TAMPA, FL — The moment was a bit corny, along the lines of one of those “reveals” at the end of a TV reality show, enough so that Fox News sent a video crew to the American Telemedicine Association’s 2011 Annual meeting and shot some footage. But it was mostly sweet and poignant to see Sandra Bowden, a stroke nurse at Christus St. Michael Health System in Texarkana, Texas meet — in person, for the first time — neurologist Dr. Todd Samuels.
See, a few years ago Bowden advocated for her facility to set up a telestroke service in which emergency neurologists — specialists that the facility had little local access to — could be summoned remotely through Specialists on Call. The company serves hundreds of hospitals in 17 states (the department that administers credentials for the company’s physicians is the biggest and busiest, not surprisingly — considering the variance of laws between states), and provides consultation services in many specialties including stroke care, psychiatry and pediatrics.
Then, last year, Bowden became a patient herself when symptoms made it obvious during a meeting at work that she was experiencing a stroke. After quickly being admitted to the hospital, she credits Samuels’ one-on-one remote video presence — in consultation with Bowden and her caregivers on site during the ordeal — for saving her life and minimizing brain damage that could have been much more severe.
Yet she never got to meet in person the neurologist on the other end of the line, who treated her out of his home office in Baltimore. Here at ATA 2011, the connection was finally made — a surprise to her, although ATA tipped off the media via email.
“I really never had an expectation that I would ever meet him,” said a beaming Bowden, flanked by Samuels and her husband Bill in an interview with SearchHealthIT at the Specialists on Call booth after the big meeting. “I was just…always grateful, I knew I’d never forget his face.”

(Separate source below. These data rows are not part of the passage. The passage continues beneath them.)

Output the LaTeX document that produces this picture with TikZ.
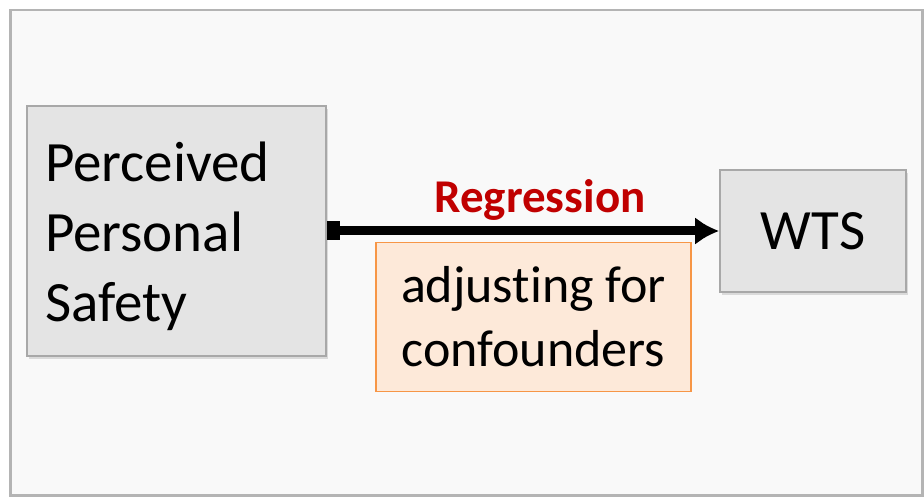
\documentclass[tikz,border=0pt]{standalone}
\usepackage{fontspec}
\setmainfont{Carlito}[Ligatures=NoCommon]
\usetikzlibrary{arrows.meta,shadows}
\definecolor{framegray}{HTML}{B4B4B4}
\definecolor{bgfill}{HTML}{F9F9F9}
\definecolor{boxfill}{HTML}{E4E4E4}
\definecolor{boxline}{HTML}{A8A8A8}
\definecolor{orfill}{HTML}{FDE9D9}
\definecolor{orline}{HTML}{F79646}
\definecolor{regred}{HTML}{C00000}
\tikzset{
  graybox/.style={draw=boxline, line width=1.8pt, fill=boxfill, inner sep=0pt,
    drop shadow={opacity=0.25, shadow xshift=2pt, shadow yshift=-3pt}},
  orangebox/.style={draw=orline, line width=1.5pt, fill=orfill, inner sep=0pt},
  bigtext/.style={font=\fontsize{57}{70}\selectfont},
  midtext/.style={font=\fontsize{52}{64}\selectfont},
  conn/.style={line width=9pt, draw=black,
    {Square[length=13pt 0 0,width=19pt 0 0]}-{Latex[length=24pt 0 0,width=28pt 0 0]}}
}
\begin{document}
\begin{tikzpicture}[x=1pt,y=-1pt]
\useasboundingbox (0,0) rectangle (924,497);
\fill[white] (0,0) rectangle (924,497);
\draw[framegray, line width=2.5pt, fill=bgfill] (10.5,10) rectangle (922.5,495.5);
\node[graybox, minimum width=299pt, minimum height=250pt] (pps) at (176.5,231) {};
\node[inner sep=0pt, text width=263pt, align=left, bigtext] (ppstext) at (176.5,236) {Perceived\\Personal\\Safety};
\node[graybox, minimum width=186pt, minimum height=122pt, bigtext] (wts) at (813,231) {WTS};
\node[orangebox, minimum width=315pt, minimum height=149pt, align=center, midtext]
  (adj) at (533.5,317) {adjusting for\\confounders};
\node[font=\fontsize{47}{56}\selectfont\bfseries, text=regred] (reg) at (540,200) {Regression};
\draw[conn] (pps.east) -- (wts.west);
\end{tikzpicture}
\end{document}
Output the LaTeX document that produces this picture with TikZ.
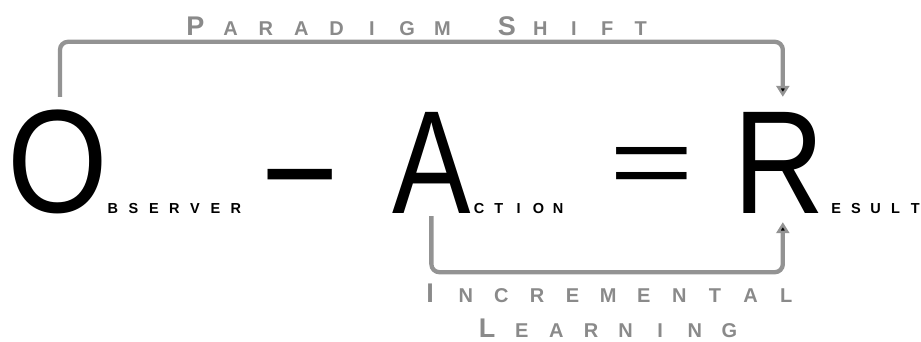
\documentclass[tikz,border=0pt]{standalone}
\usepackage{fontspec}
\setmainfont{Liberation Sans}
\usetikzlibrary{arrows.meta}

\definecolor{linkgray}{RGB}{147,147,147}
\definecolor{labelgray}{RGB}{138,138,138}

% letters set in boxes of equal width
\makeatletter
\newcommand\spread[2]{\def\spread@step{#1}\spread@next#2\@nil}
\def\spread@next#1{\ifx#1\@nil\else\makebox[\spread@step]{#1}\expandafter\spread@next\fi}
\makeatother
\newcommand\tallcap[1]{{\fontsize{27}{27}\selectfont#1}}

\tikzset{
  bigletter/.style={inner sep=0pt, anchor=base west, transform shape, font=\fontsize{147}{147}\selectfont, text height=106pt, text depth=0pt},
  subtext/.style={inner sep=0pt, anchor=base west, font=\fontsize{14.5}{14.5}\selectfont\bfseries},
  tag/.style={inner sep=0pt, anchor=base west, text=labelgray, font=\fontsize{20}{20}\selectfont\bfseries},
  link/.style={draw=linkgray, line width=4.3pt, rounded corners=8pt, -{Triangle[width=13pt,length=11pt,fill=black,line width=2.5pt]}},
}

\begin{document}
\begin{tikzpicture}[x=1pt,y=-1pt]
    \useasboundingbox (0,0) rectangle (921,341);

    % Equation
    \node[bigletter, xscale=0.88] (O) at (7.5,212) {O};
    \node[subtext] (obs) at (102.5,213) {\spread{20.5pt}{BSERVER}};
    \node[bigletter, xscale=0.9] (minus) at (261,223.5) {−};
    \node[bigletter, xscale=0.8] (A) at (392,213) {A};
    \node[subtext] (act) at (469.1,213) {\spread{19.75pt}{CTION}};
    \node[bigletter, font=\fontsize{100}{100}\selectfont, xscale=1.45] (eq) at (609,196.5) {=};
    \node[bigletter, xscale=0.86] (R) at (733,213) {R};
    \node[subtext] (res) at (826.1,213) {\spread{19.75pt}{ESULT}};

    % Labels
    \node[tag] (shift) at (177.5,35) {\spread{35.3pt}{{\tallcap P}ARADIGM}\hspace{30pt}\spread{33.5pt}{{\tallcap S}HIFT}};
    \node[tag] (incr) at (412.2,302) {\spread{35.6pt}{{\tallcap I}NCREMENTAL}};
    \node[tag] (learn) at (469.7,337) {\spread{34.6pt}{{\tallcap L}EARNING}};

    % Connectors
    \draw[link, shorten <=9pt, shorten >=10pt] ([xshift=2pt]O.north) -- ++(0,-64) -| ([xshift=4pt]R.north);
    \draw[link, shorten <=3pt, shorten >=9pt] (A.south) -- ++(0,59) -| ([xshift=4pt]R.south);
\end{tikzpicture}
\end{document}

“As a physician, yeah you treat a lot of patients,” Samuels said. “But [meeting Bowden] really does mean a lot to me.”
Over the coming weeks, we’ll be posting more content about the advancement of telemedicine in general, and telestroke in particular. Those stories will tackle heady topics of technology, credentialing obstacles to delivering services and payer reimbursement problems. Like a lot of the topics explored in breakout sessions and at booths in the expiation hall, those tend to be more technically oriented and less…human.

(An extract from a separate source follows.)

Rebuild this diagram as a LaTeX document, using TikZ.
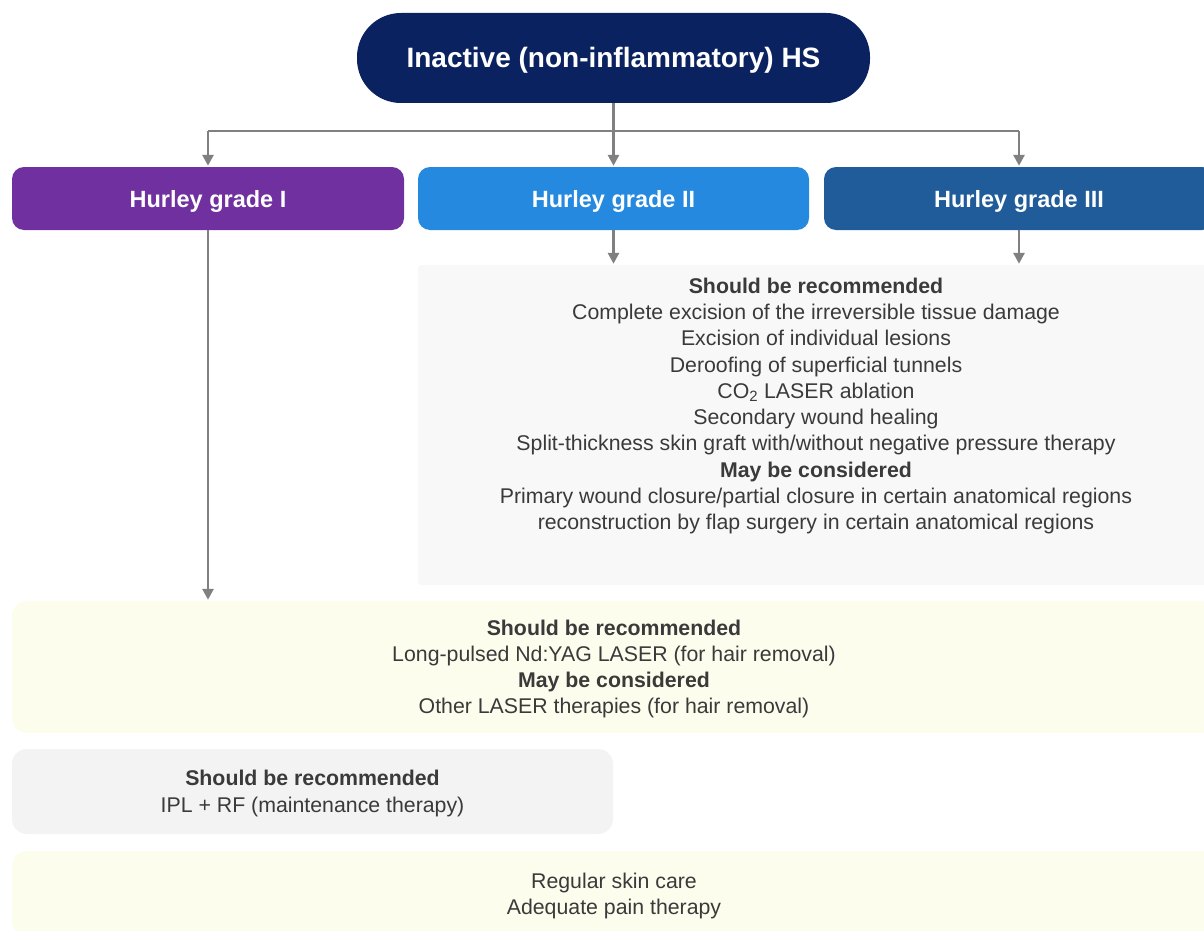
\documentclass[tikz,border=0pt]{standalone}
\usepackage{fontspec}
\setmainfont{Liberation Sans}
\usetikzlibrary{arrows.meta}
\definecolor{navy}{HTML}{0B2260}
\definecolor{gpurple}{HTML}{7030A0}
\definecolor{gblue}{HTML}{2589E0}
\definecolor{gdblue}{HTML}{1F5C99}
\definecolor{lgray}{HTML}{F8F8F8}
\definecolor{lgray2}{HTML}{F3F3F4}
\definecolor{lyellow}{HTML}{FDFDEE}
\definecolor{txt}{HTML}{3A3A3A}
\definecolor{conncol}{HTML}{808080}
\tikzset{
  hdrbox/.style={rounded corners=12pt, minimum width=392pt, minimum height=63pt, text=white,
    font=\fontsize{23.5}{28}\selectfont\bfseries, inner sep=0pt},
  hdrtext/.style={text=white, font=\fontsize{23.5}{28}\selectfont\bfseries, inner sep=0pt, yshift=-2.5pt},
  panel/.style={inner sep=0pt},
  body/.style={text=txt, align=center, font=\fontsize{21.3}{26.3}\selectfont, inner sep=0pt, yshift=-2.5pt},
  conn/.style={draw=conncol, line width=2.8pt},
  arr/.style={conn, -{Triangle[width=11pt,length=11pt]}, shorten >=1pt}
}
\begin{document}
\begin{tikzpicture}[x=1pt,y=-1pt]
\useasboundingbox (0,0) rectangle (1204,931);
\clip (0,0) rectangle (1204,931);
% top
\node[fill=navy, rounded corners=44pt, minimum width=513pt, minimum height=90pt, inner sep=0pt] (top) at (613.5,58) {};
\node[text=white, font=\fontsize{28}{32}\selectfont\bfseries, inner sep=0pt, yshift=-2.5pt] (toptext) at (top.center) {Inactive (non-inflammatory) HS};
% grades
\node[hdrbox, fill=gpurple] (g1) at (208,198.5) {};
\node[hdrtext] (g1t) at (g1.center) {Hurley grade I};
\node[hdrbox, fill=gblue, minimum width=391pt] (g2) at (613.5,198.5) {};
\node[hdrtext] (g2t) at (g2.center) {Hurley grade II};
\node[hdrbox, fill=gdblue, minimum width=390pt] (g3) at (1019,198.5) {};
\node[hdrtext] (g3t) at (g3.center) {Hurley grade III};
% panels
\node[panel, fill=lgray, rounded corners=3pt, minimum width=796pt, minimum height=320pt] (p1) at (816,425) {};
\node[body] (t1) at (816,403.5) {\textbf{Should be recommended}\\
Complete excision of the irreversible tissue damage\\
Excision of individual lesions\\
Deroofing of superficial tunnels\\
CO\textsubscript{2} LASER ablation\\
Secondary wound healing\\
Split-thickness skin graft with/without negative pressure therapy\\
\textbf{May be considered}\\
Primary wound closure/partial closure in certain anatomical regions\\
reconstruction by flap surgery in certain anatomical regions};
\node[panel, fill=lyellow, rounded corners=15pt, minimum width=1204pt, minimum height=132pt] (p2) at (614,667) {};
\node[body] (t2) at (614,666.5) {\textbf{Should be recommended}\\
Long-pulsed Nd:YAG LASER (for hair removal)\\
\textbf{May be considered}\\
Other LASER therapies (for hair removal)};
\node[panel, fill=lgray2, rounded corners=15pt, minimum width=601pt, minimum height=85pt] (p3) at (312.5,791.5) {};
\node[body] (t3) at (312.5,791) {\textbf{Should be recommended}\\
IPL + RF (maintenance therapy)};
\node[panel, fill=lyellow, rounded corners=15pt, minimum width=1204pt, minimum height=85pt] (p4) at (614,893.5) {};
\node[body] (t4) at (614,893.5) {Regular skin care\\
Adequate pain therapy};
% connectors
\coordinate (bus) at (613.5,131);
\draw[conn] (g1.north |- bus) -- (g3.north |- bus);
\draw[arr] (top.south) -- (g2.north);
\draw[arr] (g1.north |- bus) -- (g1.north);
\draw[arr] (g3.north |- bus) -- (g3.north);
\draw[arr] (g2.south) -- (g2.south |- p1.north);
\draw[arr] (g3.south) -- (g3.south |- p1.north);
\draw[arr] (g1.south) -- (g1.south |- p2.north);
\end{tikzpicture}
\end{document}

Bowden’s story shows the payoff to all the vendor hype, giving attendees (and the reporters covering the conference) a face to associate with all these cold hard technologies and the favorable — but still cold and hard — numbers they generate for medical leaders and hospital bean counters. Unlike a lot of other messages that talked about this product’s potential to save lives or that vendor’s potential to reduce costs of care and save the American health care system yada yada yada, Sandra Bowden’s message was real. And clear: Telemedicine can save lives. She’s living, walking, breathing proof.